Against this backdrop, the financial boost is expected to support Equiano, which will run through South Africa, Namibia, Nigeria and St Helena, and connect the continent with Europe.

Pichai added the investment includes low-interest loans to help small businesses and equity investments in African start-ups.

Google added it will utilise a Black Founders Fund to invest in black-led start-ups in Africa “by providing cash awards and hands-on support”.

Google also released details of an Africa Investment Fund. Through this fund, the company will invest $50 million in start-ups and provide them with access to Google’s employees, network and technologies to help them build meaningful products for their communities.

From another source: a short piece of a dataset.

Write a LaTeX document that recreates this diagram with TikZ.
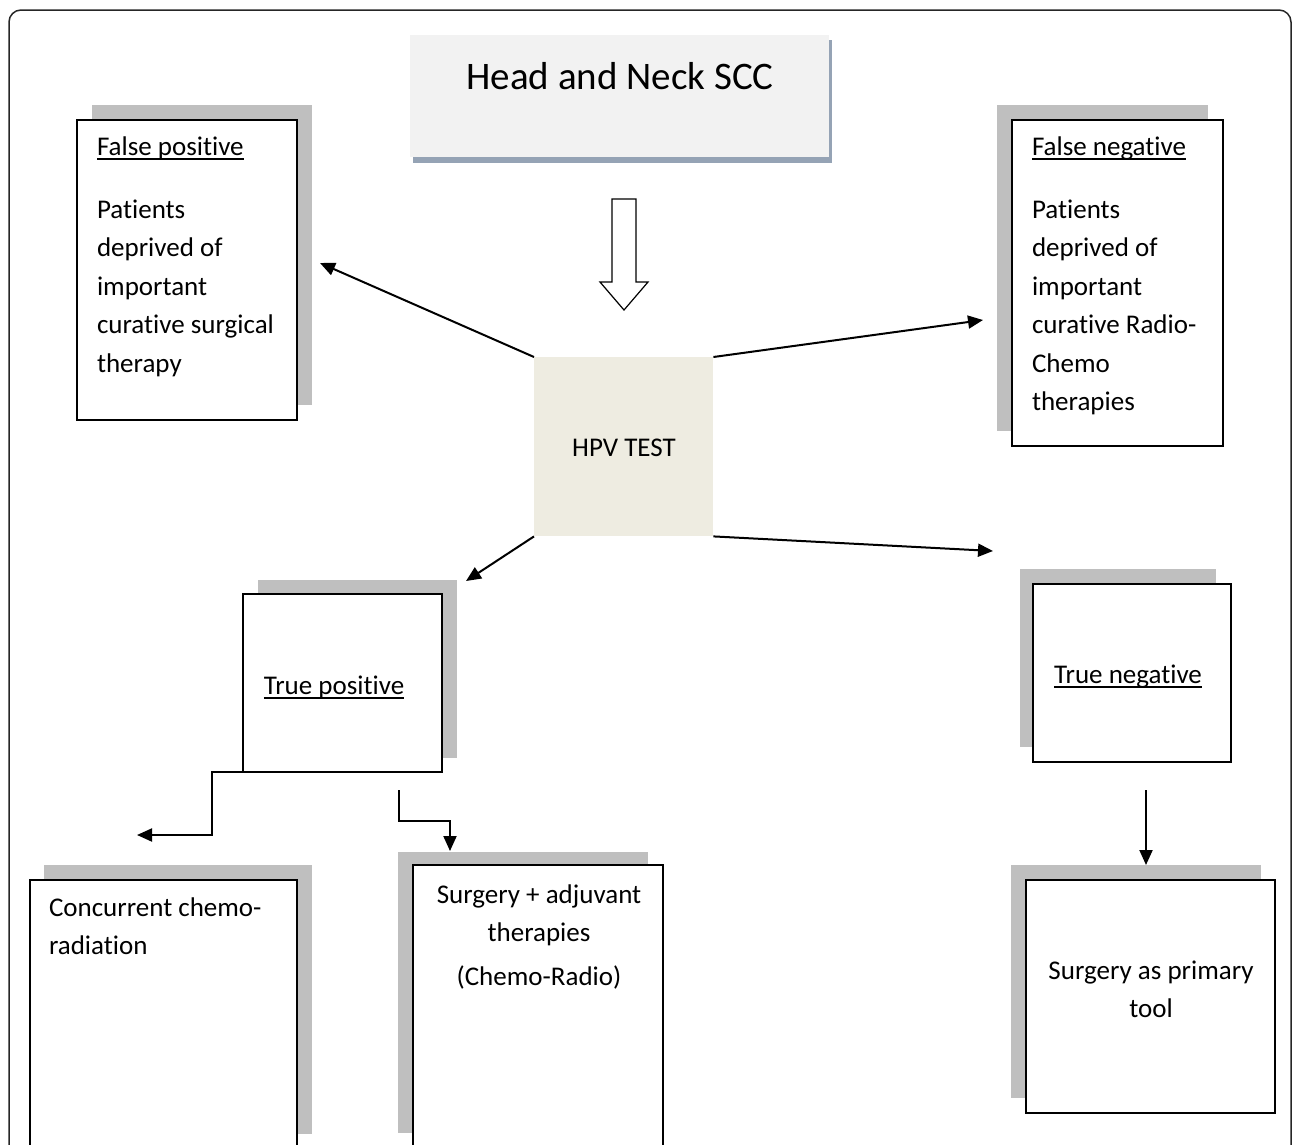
\documentclass[tikz,border=0pt]{standalone}
\usepackage{fontspec}
\setmainfont[Ligatures={NoCommon}]{Carlito}
\usetikzlibrary{arrows.meta}
\definecolor{shadowgray}{HTML}{BFBFBF}
\definecolor{titlefill}{HTML}{F2F2F2}
\definecolor{titleshadow}{HTML}{95A3B5}
\definecolor{hpvfill}{HTML}{EEECE1}
\newsavebox\myulbox
\newcommand\myul[1]{\sbox\myulbox{#1}\rlap{\rule[-5pt]{\wd\myulbox}{1.8pt}}\usebox\myulbox}
\tikzset{
  shadowbox/.style={fill=shadowgray, draw=none, inner sep=0pt, outer sep=0pt, anchor=north west},
  mainbox/.style={fill=white, draw=black, line width=1.8pt, inner sep=0pt, outer sep=0pt, anchor=north west},
  txt/.style={inner sep=0pt, outer sep=0pt, font=\fontsize{27}{38.5}\selectfont},
  conn/.style={line width=2pt, -{Triangle[length=15pt,width=13pt]}},
}
\begin{document}
\begin{tikzpicture}[x=1pt,y=-1pt]
\useasboundingbox (0,0) rectangle (1293,1144);
\clip (0,0) rectangle (1293,1144);
% outer frame
\draw[line width=1.5pt, draw=black!85, rounded corners=12pt] (9,1170) -- (9,10) -- (1291,10) -- (1291,1170);

% title
\node[fill=titleshadow, draw=none, inner sep=0pt, anchor=north west, minimum width=419pt, minimum height=123pt] (titles) at (413,40) {};
\node[fill=titlefill, draw=none, inner sep=0pt, anchor=north west, minimum width=419pt, minimum height=122pt] (title) at (410,35) {};
\node[txt, anchor=base, font=\fontsize{39}{45}\selectfont] (titletxt) at (620,89) {Head and Neck SCC};

% block arrow
\draw[line width=1.2pt, fill=white] (612,199) -- (636,199) -- (636,282) -- (648,282) -- (624,310) -- (600,282) -- (612,282) -- cycle;

% HPV test
\node[fill=hpvfill, draw=none, inner sep=0pt, anchor=north west, minimum width=179pt, minimum height=179pt] (hpv) at (534,357) {};
\node[txt, anchor=base] (hpvtxt) at (624,456) {HPV TEST};

% False positive
\node[shadowbox, minimum width=220pt, minimum height=300pt] (fps) at (92,105) {};
\node[mainbox, minimum width=220pt, minimum height=300pt] (fp) at (77,120) {};
\node[txt, anchor=base west] (fph) at (97,155) {\myul{False positive}};
\node[txt, anchor=base west, text width=200pt, align=flush left] (fpb) at (97,218) {Patients\\deprived of\\important\\curative surgical\\therapy};

% False negative
\node[shadowbox, minimum width=211pt, minimum height=326pt] (fns) at (997,105) {};
\node[mainbox, minimum width=211pt, minimum height=326pt] (fn) at (1012,120) {};
\node[txt, anchor=base west] (fnh) at (1032,155) {\myul{False negative}};
\node[txt, anchor=base west, text width=190pt, align=flush left] (fnb) at (1032,218) {Patients\\deprived of\\important\\curative Radio-\\Chemo\\therapies};

% True positive
\node[shadowbox, minimum width=199pt, minimum height=178pt] (tps) at (258,580) {};
\node[mainbox, minimum width=199pt, minimum height=178pt] (tp) at (243,594) {};
\node[txt, anchor=base] (tptxt) at (334,694) {\myul{True positive}};

% True negative
\node[shadowbox, minimum width=196pt, minimum height=178pt] (tns) at (1020,569) {};
\node[mainbox, minimum width=198pt, minimum height=178pt] (tn) at (1033,584) {};
\node[txt, anchor=base] (tntxt) at (1128,683) {\myul{True negative}};

% Concurrent chemo-radiation
\node[shadowbox, minimum width=268pt, minimum height=269pt] (ccs) at (44,865) {};
\node[mainbox, minimum width=267pt, minimum height=290pt] (cc) at (30,880) {};
\node[txt, anchor=base west, text width=250pt, align=flush left] (cctxt) at (49,916) {Concurrent chemo-\\radiation};

% Surgery + adjuvant
\node[shadowbox, minimum width=250pt, minimum height=281pt] (sas) at (398,852) {};
\node[mainbox, minimum width=250pt, minimum height=300pt] (sa) at (413,865) {};
\node[txt, anchor=base, text width=240pt, align=flush center] (satxt) at (539,903) {Surgery + adjuvant\\therapies\\[5.5pt](Chemo-Radio)};

% Surgery as primary tool
\node[shadowbox, minimum width=250pt, minimum height=233pt] (sps) at (1011,865) {};
\node[mainbox, minimum width=249pt, minimum height=233pt] (sp) at (1026,880) {};
\node[txt, anchor=base, text width=240pt, align=flush center] (sptxt) at (1151,979) {Surgery as primary\\tool};

% connector end points
\coordinate (fpin) at (320,263);
\coordinate (fnin) at (983,320);
\coordinate (tpin) at (466,581);
\coordinate (tnin) at (993,551);
\coordinate (tnout) at (1146,790);
\coordinate (spin) at (1146,865);
\coordinate (tpout1) at (263,772);
\coordinate (ccin) at (137,835);
\coordinate (tpout2) at (399,790);
\coordinate (sain) at (450,851);

\draw[conn] (hpv.north west) -- (fpin);
\draw[conn] (hpv.north east) -- (fnin);
\draw[conn] (hpv.south west) -- (tpin);
\draw[conn] (hpv.south east) -- (tnin);
\draw[conn] (tnout) -- (spin);
\draw[conn] (tpout1) -- (212,772) -- (212,835) -- (ccin);
\draw[conn] (tpout2) -- (399,821) -- (450,821) -- (sain);
\end{tikzpicture}
\end{document}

The company added: “In collaboration with the non-profit organisation Kiva, Google is providing $10 million in low-interest loans to help small businesses and entrepreneurs in Ghana, Kenya, Nigeria and South Africa get through the economic hardship created by COVID-19." is expanding its commitment to support non-profits working to improve lives across Africa, with $40 million to help more partners who are responding to challenges they see first-hand in their communities – innovators like the Airqo team at Makerere University, who use AI and sensors to monitor poor air quality, a leading cause of premature death.

Google is providing $3 million in new grant funding to expand this pioneering work from Kampala across 10 cities in five countries on the continent.

Pichai said: “We’ve made huge strides together over the past decade – but there’s more work to do to make the internet accessible, affordable and useful for every African.”

Nitin Gajria, managing director of Google in Africa, added: “I am so inspired by the innovative African tech start-up scene. In the last year, we have seen more investment rounds into tech start-ups than ever before. I am of the firm belief that no one is better placed to solve Africa’s biggest problems than Africa’s young developers and start-up founders. We look forward to deepening our partnership with, and support for, Africa's innovators and entrepreneurs.”

South Africa’s minister of small business development Stella Ndabeni-Abrahams said: “I am happy to note Google has been active in supporting small to medium enterprises, dedicating even more resources to this sector, since the start of the COVID-19 pandemic.

“In the last 12 months, Google has helped close to 500 000 African businesses get online and reach new customers.”

Google believes internet access is also hampered by the affordability of smartphones. Android has developed a device-locking technology as part of the Android platform that will enable partners to offer financed devices.

To this end, Google also announced collaboration with Safaricom in Kenya to launch what the companies describe as the first “device financing” plan in the East African country.

The plan is to expand the initiative across Africa through partnerships with Airtel, MKOPA, MTN, Orange, Transsion Holdings and Vodacom.